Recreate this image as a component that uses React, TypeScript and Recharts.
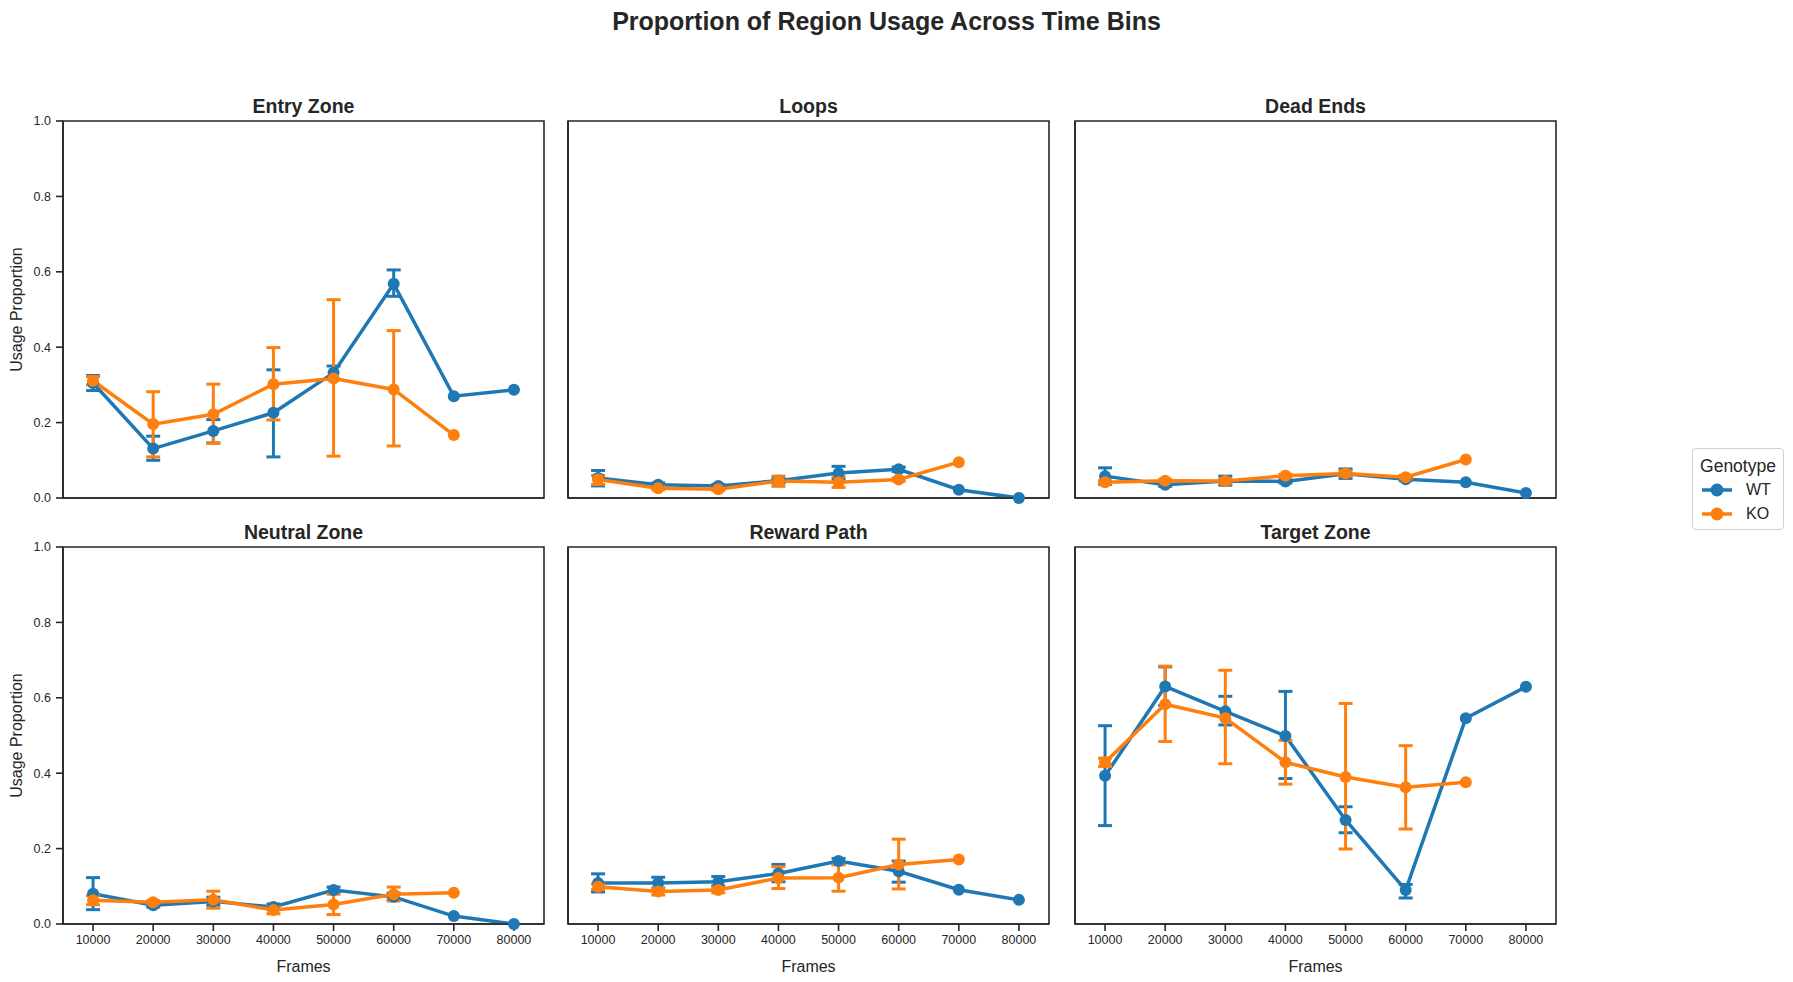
import React from "react";
import { LineChart, Line, XAxis, YAxis, ErrorBar, ReferenceArea } from "recharts";

// time bins (x categories)
const frames = [10000, 20000, 30000, 40000, 50000, 60000, 70000, 80000];
const yTicks = [0, 0.2, 0.4, 0.6, 0.8, 1.0];

// Entry Zone
const entryWT = [0.305, 0.131, 0.178, 0.226, 0.332, 0.568, 0.27, 0.287];
const entryWTLo = [0.285, 0.1, 0.146, 0.109, 0.315, 0.535, null, null];
const entryWTHi = [0.325, 0.164, 0.208, 0.34, 0.35, 0.605, null, null];
const entryKO = [0.311, 0.196, 0.222, 0.302, 0.317, 0.288, 0.167, null];
const entryKOLo = [0.3, 0.109, 0.145, 0.207, 0.111, 0.138, null, null];
const entryKOHi = [0.322, 0.282, 0.302, 0.399, 0.526, 0.444, null, null];

// Loops
const loopsWT = [0.053, 0.035, 0.032, 0.046, 0.066, 0.076, 0.022, 0.0];
const loopsWTLo = [0.032, 0.03, 0.028, 0.04, 0.05, 0.07, null, null];
const loopsWTHi = [0.073, 0.04, 0.036, 0.052, 0.084, 0.082, null, null];
const loopsKO = [0.049, 0.026, 0.023, 0.045, 0.042, 0.049, 0.095, null];
const loopsKOLo = [0.036, 0.022, 0.02, 0.031, 0.028, 0.045, null, null];
const loopsKOHi = [0.06, 0.03, 0.026, 0.058, 0.057, 0.053, null, null];

// Dead Ends
const deadWT = [0.058, 0.035, 0.045, 0.044, 0.064, 0.05, 0.042, 0.013];
const deadWTLo = [0.036, 0.031, 0.034, 0.04, 0.052, 0.046, null, null];
const deadWTHi = [0.08, 0.039, 0.058, 0.048, 0.077, 0.054, null, null];
const deadKO = [0.042, 0.046, 0.045, 0.059, 0.065, 0.055, 0.102, null];
const deadKOLo = [0.038, 0.042, 0.038, 0.055, 0.058, 0.05, null, null];
const deadKOHi = [0.046, 0.05, 0.052, 0.063, 0.072, 0.06, null, null];

// Neutral Zone
const neutralWT = [0.08, 0.05, 0.06, 0.045, 0.09, 0.072, 0.021, 0.0];
const neutralWTLo = [0.038, 0.045, 0.05, 0.038, 0.083, 0.064, null, null];
const neutralWTHi = [0.123, 0.056, 0.071, 0.053, 0.098, 0.082, null, null];
const neutralKO = [0.063, 0.058, 0.064, 0.037, 0.052, 0.079, 0.083, null];
const neutralKOLo = [0.051, 0.054, 0.042, 0.027, 0.025, 0.061, null, null];
const neutralKOHi = [0.075, 0.062, 0.087, 0.046, 0.079, 0.098, null, null];

// Reward Path
const rewardWT = [0.109, 0.109, 0.112, 0.134, 0.167, 0.14, 0.091, 0.064];
const rewardWTLo = [0.085, 0.095, 0.101, 0.112, 0.16, 0.111, null, null];
const rewardWTHi = [0.133, 0.124, 0.126, 0.158, 0.174, 0.167, null, null];
const rewardKO = [0.099, 0.086, 0.09, 0.122, 0.123, 0.158, 0.171, null];
const rewardKOLo = [0.092, 0.077, 0.083, 0.094, 0.087, 0.093, null, null];
const rewardKOHi = [0.106, 0.095, 0.097, 0.152, 0.157, 0.225, null, null];

// Target Zone
const targetWT = [0.393, 0.63, 0.564, 0.499, 0.276, 0.09, 0.546, 0.629];
const targetWTLo = [0.261, 0.58, 0.528, 0.386, 0.242, 0.069, null, null];
const targetWTHi = [0.526, 0.682, 0.604, 0.617, 0.311, 0.105, null, null];
const targetKO = [0.429, 0.583, 0.546, 0.429, 0.39, 0.363, 0.376, null];
const targetKOLo = [0.418, 0.484, 0.425, 0.371, 0.199, 0.252, null, null];
const targetKOHi = [0.44, 0.684, 0.673, 0.487, 0.585, 0.473, null, null];

const WT_COLOR = "#1f77b4";
const KO_COLOR = "#ff7f0e";
const INK = "#262626";
const FONT = "'Liberation Sans', Arial, sans-serif";

// layout (px)
const COL_X = [63, 568, 1075];
const ROW_Y = [121, 547];
const PLOT_W = 481;
const PLOT_H = 377;
const Y_W = 63;
const M_TOP = 12;
const M_RIGHT = 5;

function buildRows(wt, wtLo, wtHi, ko, koLo, koHi) {
  return frames.map((f, i) => ({
    frame: f,
    wt: wt[i],
    ko: ko[i],
    wtErr: wtLo[i] == null ? null : [wt[i] - wtLo[i], wtHi[i] - wt[i]],
    koErr: koLo[i] == null ? null : [ko[i] - koLo[i], koHi[i] - ko[i]],
  }));
}

const panels = [
  { title: "Entry Zone", col: 0, row: 0, data: buildRows(entryWT, entryWTLo, entryWTHi, entryKO, entryKOLo, entryKOHi) },
  { title: "Loops", col: 1, row: 0, data: buildRows(loopsWT, loopsWTLo, loopsWTHi, loopsKO, loopsKOLo, loopsKOHi) },
  { title: "Dead Ends", col: 2, row: 0, data: buildRows(deadWT, deadWTLo, deadWTHi, deadKO, deadKOLo, deadKOHi) },
  { title: "Neutral Zone", col: 0, row: 1, data: buildRows(neutralWT, neutralWTLo, neutralWTHi, neutralKO, neutralKOLo, neutralKOHi) },
  { title: "Reward Path", col: 1, row: 1, data: buildRows(rewardWT, rewardWTLo, rewardWTHi, rewardKO, rewardKOLo, rewardKOHi) },
  { title: "Target Zone", col: 2, row: 1, data: buildRows(targetWT, targetWTLo, targetWTHi, targetKO, targetKOLo, targetKOHi) },
];

function Panel({ title, col, row, data }) {
  const bottomRow = row === 1;
  const firstCol = col === 0;
  const xH = bottomRow ? 56 : 12;
  const tickStyle = { fill: INK, fontSize: 12.5, fontFamily: FONT };
  return (
    <>
      <div
        style={{
          position: "absolute",
          left: COL_X[col],
          top: ROW_Y[row] - 25,
          width: PLOT_W,
          textAlign: "center",
          fontWeight: "bold",
          fontSize: 19.5,
          lineHeight: "20px",
          color: INK,
        }}
      >
        {title}
      </div>
      <div style={{ position: "absolute", left: COL_X[col] - Y_W, top: ROW_Y[row] - M_TOP }}>
        <LineChart
          width={Y_W + PLOT_W + M_RIGHT}
          height={M_TOP + PLOT_H + xH}
          data={data}
          margin={{ top: M_TOP, right: M_RIGHT, left: 0, bottom: 0 }}
        >
          <XAxis
            dataKey="frame"
            type="number"
            domain={[5000, 85000]}
            ticks={frames}
            interval={0}
            height={xH}
            stroke={INK}
            strokeWidth={1.6}
            tickSize={7}
            tickMargin={4}
            tick={bottomRow ? tickStyle : false}
            label={
              bottomRow
                ? { value: "Frames", position: "insideBottom", offset: 8, fill: INK, fontSize: 16, fontFamily: FONT }
                : undefined
            }
          />
          <YAxis
            type="number"
            domain={[0, 1]}
            ticks={yTicks}
            interval={0}
            width={Y_W}
            stroke={INK}
            strokeWidth={1.6}
            tickSize={7}
            tickMargin={5}
            tickFormatter={(v) => v.toFixed(1)}
            tick={firstCol ? tickStyle : false}
            label={
              firstCol
                ? {
                    value: "Usage Proportion",
                    angle: -90,
                    position: "insideLeft",
                    offset: 16,
                    fill: INK,
                    fontSize: 16,
                    fontFamily: FONT,
                    style: { textAnchor: "middle" },
                  }
                : undefined
            }
          />
          <ReferenceArea x1={5000} x2={85000} y1={0} y2={1} fill="none" stroke={INK} strokeWidth={1.6} />
          <Line
            dataKey="wt"
            type="linear"
            stroke={WT_COLOR}
            strokeWidth={3.5}
            dot={{ r: 6, fill: WT_COLOR, stroke: WT_COLOR, strokeWidth: 0 }}
            activeDot={false}
            isAnimationActive={false}
          >
            <ErrorBar dataKey="wtErr" direction="y" width={7} stroke={WT_COLOR} strokeWidth={3} />
          </Line>
          <Line
            dataKey="ko"
            type="linear"
            stroke={KO_COLOR}
            strokeWidth={3.5}
            dot={{ r: 6, fill: KO_COLOR, stroke: KO_COLOR, strokeWidth: 0 }}
            activeDot={false}
            isAnimationActive={false}
          >
            <ErrorBar dataKey="koErr" direction="y" width={7} stroke={KO_COLOR} strokeWidth={3} />
          </Line>
        </LineChart>
      </div>
    </>
  );
}

function LegendHandle({ color }) {
  return (
    <svg width={32} height={14} style={{ display: "block" }}>
      <line x1={1} y1={7} x2={31} y2={7} stroke={color} strokeWidth={3.5} />
      <circle cx={16} cy={7} r={6.5} fill={color} />
    </svg>
  );
}

export default function App() {
  return (
    <div
      style={{
        position: "absolute",
        left: 0,
        top: 0,
        width: 1793,
        height: 982,
        background: "#fff",
        fontFamily: FONT,
        color: INK,
      }}
    >
      <div
        style={{
          position: "absolute",
          left: -10,
          width: 1793,
          top: 7,
          textAlign: "center",
          fontWeight: "bold",
          fontSize: 25,
          lineHeight: "28px",
        }}
      >
        Proportion of Region Usage Across Time Bins
      </div>
      {panels.map((p) => (
        <Panel key={p.title} {...p} />
      ))}
      <div
        style={{
          position: "absolute",
          left: 1692,
          top: 448,
          width: 92,
          height: 82,
          border: "1px solid #d0d0d0",
          borderRadius: 4,
          boxSizing: "border-box",
        }}
      >
        <div style={{ textAlign: "center", fontSize: 17.5, lineHeight: "20px", marginTop: 7 }}>Genotype</div>
        <div style={{ display: "flex", alignItems: "center", marginTop: 4, marginLeft: 8 }}>
          <LegendHandle color={WT_COLOR} />
          <span style={{ fontSize: 16, marginLeft: 13, lineHeight: "20px" }}>WT</span>
        </div>
        <div style={{ display: "flex", alignItems: "center", marginTop: 4, marginLeft: 8 }}>
          <LegendHandle color={KO_COLOR} />
          <span style={{ fontSize: 16, marginLeft: 13, lineHeight: "20px" }}>KO</span>
        </div>
      </div>
    </div>
  );
}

* SHORT TASK: Write out again exactly the lines from the start of the data above through the line containing "const yTicks = [0, 0.2, 0.4, 0.6, 0.8, 1.0];", inclusive, excluding any pictures.

* RESULT:
Recreate this image as a component that uses React, TypeScript and Recharts.
import React from "react";
import { LineChart, Line, XAxis, YAxis, ErrorBar, ReferenceArea } from "recharts";

// time bins (x categories)
const frames = [10000, 20000, 30000, 40000, 50000, 60000, 70000, 80000];
const yTicks = [0, 0.2, 0.4, 0.6, 0.8, 1.0];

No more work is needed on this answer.